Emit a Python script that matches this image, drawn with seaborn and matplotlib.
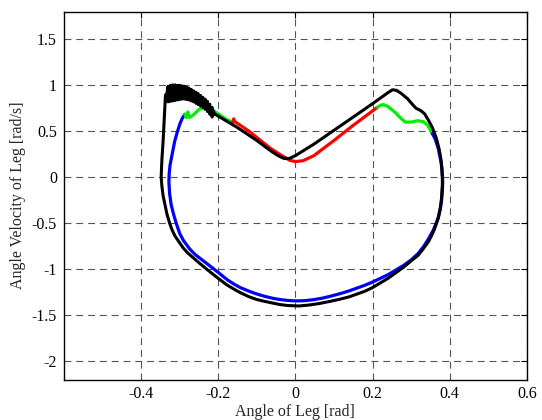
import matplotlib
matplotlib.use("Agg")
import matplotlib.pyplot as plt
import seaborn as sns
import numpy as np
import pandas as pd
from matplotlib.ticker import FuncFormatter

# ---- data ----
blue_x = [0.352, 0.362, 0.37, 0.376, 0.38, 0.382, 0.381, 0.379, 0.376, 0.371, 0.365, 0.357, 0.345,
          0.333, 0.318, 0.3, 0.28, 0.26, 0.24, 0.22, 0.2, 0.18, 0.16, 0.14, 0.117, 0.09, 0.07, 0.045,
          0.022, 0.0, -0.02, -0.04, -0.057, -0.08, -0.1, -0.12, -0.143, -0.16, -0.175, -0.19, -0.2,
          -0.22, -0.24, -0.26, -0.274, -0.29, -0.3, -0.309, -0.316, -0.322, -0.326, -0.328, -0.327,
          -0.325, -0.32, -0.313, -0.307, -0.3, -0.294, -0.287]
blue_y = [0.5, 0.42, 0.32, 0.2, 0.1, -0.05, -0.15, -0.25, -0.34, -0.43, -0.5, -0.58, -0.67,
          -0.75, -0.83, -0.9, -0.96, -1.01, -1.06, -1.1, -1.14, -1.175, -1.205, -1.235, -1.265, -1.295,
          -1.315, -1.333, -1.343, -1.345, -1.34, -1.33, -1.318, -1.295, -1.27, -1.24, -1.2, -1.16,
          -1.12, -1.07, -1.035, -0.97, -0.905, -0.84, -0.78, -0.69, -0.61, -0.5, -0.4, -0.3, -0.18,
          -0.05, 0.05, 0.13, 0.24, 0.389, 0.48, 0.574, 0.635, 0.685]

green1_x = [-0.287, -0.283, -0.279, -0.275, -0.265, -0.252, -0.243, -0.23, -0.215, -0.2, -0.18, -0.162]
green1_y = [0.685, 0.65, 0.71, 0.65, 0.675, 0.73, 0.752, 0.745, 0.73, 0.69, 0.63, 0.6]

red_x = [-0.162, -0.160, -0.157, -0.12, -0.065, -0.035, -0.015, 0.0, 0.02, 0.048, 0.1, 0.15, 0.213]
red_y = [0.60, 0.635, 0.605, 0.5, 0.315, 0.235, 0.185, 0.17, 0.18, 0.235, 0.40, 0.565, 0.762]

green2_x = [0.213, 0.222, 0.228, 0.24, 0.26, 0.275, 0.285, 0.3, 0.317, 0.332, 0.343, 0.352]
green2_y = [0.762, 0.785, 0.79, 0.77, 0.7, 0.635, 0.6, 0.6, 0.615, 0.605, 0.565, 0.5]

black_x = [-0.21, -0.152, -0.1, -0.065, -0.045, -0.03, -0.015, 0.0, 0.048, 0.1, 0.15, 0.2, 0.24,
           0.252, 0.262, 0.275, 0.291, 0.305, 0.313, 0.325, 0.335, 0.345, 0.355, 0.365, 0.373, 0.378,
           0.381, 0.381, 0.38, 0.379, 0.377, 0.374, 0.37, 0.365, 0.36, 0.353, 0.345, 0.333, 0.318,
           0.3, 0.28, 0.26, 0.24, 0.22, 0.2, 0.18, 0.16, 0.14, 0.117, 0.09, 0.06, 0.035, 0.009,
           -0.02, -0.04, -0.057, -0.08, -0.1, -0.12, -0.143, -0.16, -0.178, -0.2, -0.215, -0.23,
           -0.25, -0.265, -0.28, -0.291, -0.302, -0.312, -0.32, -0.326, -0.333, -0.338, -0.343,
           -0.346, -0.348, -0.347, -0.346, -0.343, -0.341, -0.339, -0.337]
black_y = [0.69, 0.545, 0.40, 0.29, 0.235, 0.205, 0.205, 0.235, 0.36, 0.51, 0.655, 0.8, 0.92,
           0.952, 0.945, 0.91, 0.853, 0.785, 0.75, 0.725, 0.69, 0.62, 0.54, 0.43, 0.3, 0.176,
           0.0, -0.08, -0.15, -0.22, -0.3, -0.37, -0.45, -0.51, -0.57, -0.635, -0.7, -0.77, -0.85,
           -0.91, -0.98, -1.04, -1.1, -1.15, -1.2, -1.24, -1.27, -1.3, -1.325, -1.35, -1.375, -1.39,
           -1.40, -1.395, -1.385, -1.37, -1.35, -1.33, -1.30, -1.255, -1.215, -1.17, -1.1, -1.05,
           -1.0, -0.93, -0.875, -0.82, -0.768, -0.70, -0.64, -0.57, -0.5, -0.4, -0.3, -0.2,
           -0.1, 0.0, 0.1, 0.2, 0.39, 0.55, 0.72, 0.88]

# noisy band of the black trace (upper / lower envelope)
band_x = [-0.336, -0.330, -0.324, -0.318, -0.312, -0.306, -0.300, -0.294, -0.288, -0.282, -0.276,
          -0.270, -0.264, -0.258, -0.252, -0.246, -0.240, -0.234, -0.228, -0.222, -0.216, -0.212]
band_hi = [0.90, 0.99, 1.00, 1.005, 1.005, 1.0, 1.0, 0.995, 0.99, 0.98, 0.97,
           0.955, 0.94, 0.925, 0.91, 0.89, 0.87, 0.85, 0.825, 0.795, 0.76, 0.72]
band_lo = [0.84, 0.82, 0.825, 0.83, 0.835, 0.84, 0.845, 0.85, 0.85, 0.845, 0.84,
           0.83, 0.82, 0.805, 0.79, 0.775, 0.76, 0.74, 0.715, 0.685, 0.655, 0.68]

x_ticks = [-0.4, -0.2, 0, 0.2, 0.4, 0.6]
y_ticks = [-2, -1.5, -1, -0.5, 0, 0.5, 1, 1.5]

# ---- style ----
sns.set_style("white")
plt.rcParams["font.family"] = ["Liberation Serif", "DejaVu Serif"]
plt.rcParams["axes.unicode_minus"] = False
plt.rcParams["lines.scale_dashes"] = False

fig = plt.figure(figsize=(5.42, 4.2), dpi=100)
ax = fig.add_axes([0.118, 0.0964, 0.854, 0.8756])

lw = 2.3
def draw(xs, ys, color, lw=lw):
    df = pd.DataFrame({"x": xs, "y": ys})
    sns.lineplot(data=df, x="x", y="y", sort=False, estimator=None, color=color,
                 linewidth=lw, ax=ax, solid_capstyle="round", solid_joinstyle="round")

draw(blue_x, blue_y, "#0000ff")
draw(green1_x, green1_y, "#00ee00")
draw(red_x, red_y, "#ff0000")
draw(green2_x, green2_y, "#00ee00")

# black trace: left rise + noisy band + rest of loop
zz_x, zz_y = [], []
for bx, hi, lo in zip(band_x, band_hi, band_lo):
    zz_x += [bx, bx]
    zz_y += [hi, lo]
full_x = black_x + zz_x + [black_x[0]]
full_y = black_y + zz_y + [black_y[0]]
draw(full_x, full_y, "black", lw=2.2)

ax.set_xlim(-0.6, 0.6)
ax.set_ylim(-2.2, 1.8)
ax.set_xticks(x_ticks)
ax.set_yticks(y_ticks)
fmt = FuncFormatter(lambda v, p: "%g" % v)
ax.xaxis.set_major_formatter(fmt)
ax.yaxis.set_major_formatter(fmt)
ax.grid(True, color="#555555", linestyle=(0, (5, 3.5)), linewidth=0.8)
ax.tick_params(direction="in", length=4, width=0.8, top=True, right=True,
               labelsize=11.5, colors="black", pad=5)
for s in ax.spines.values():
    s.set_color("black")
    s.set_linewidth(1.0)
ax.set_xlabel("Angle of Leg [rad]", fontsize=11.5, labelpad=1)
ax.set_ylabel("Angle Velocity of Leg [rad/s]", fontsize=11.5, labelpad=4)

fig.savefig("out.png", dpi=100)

============

* Exercise goal: Every line from the top of the material above through the line with "from matplotlib.ticker import FuncFormatter" should be duplicated exactly, please; leave out the pictures.

* Solution for this task:
Emit a Python script that matches this image, drawn with seaborn and matplotlib.
import matplotlib
matplotlib.use("Agg")
import matplotlib.pyplot as plt
import seaborn as sns
import numpy as np
import pandas as pd
from matplotlib.ticker import FuncFormatter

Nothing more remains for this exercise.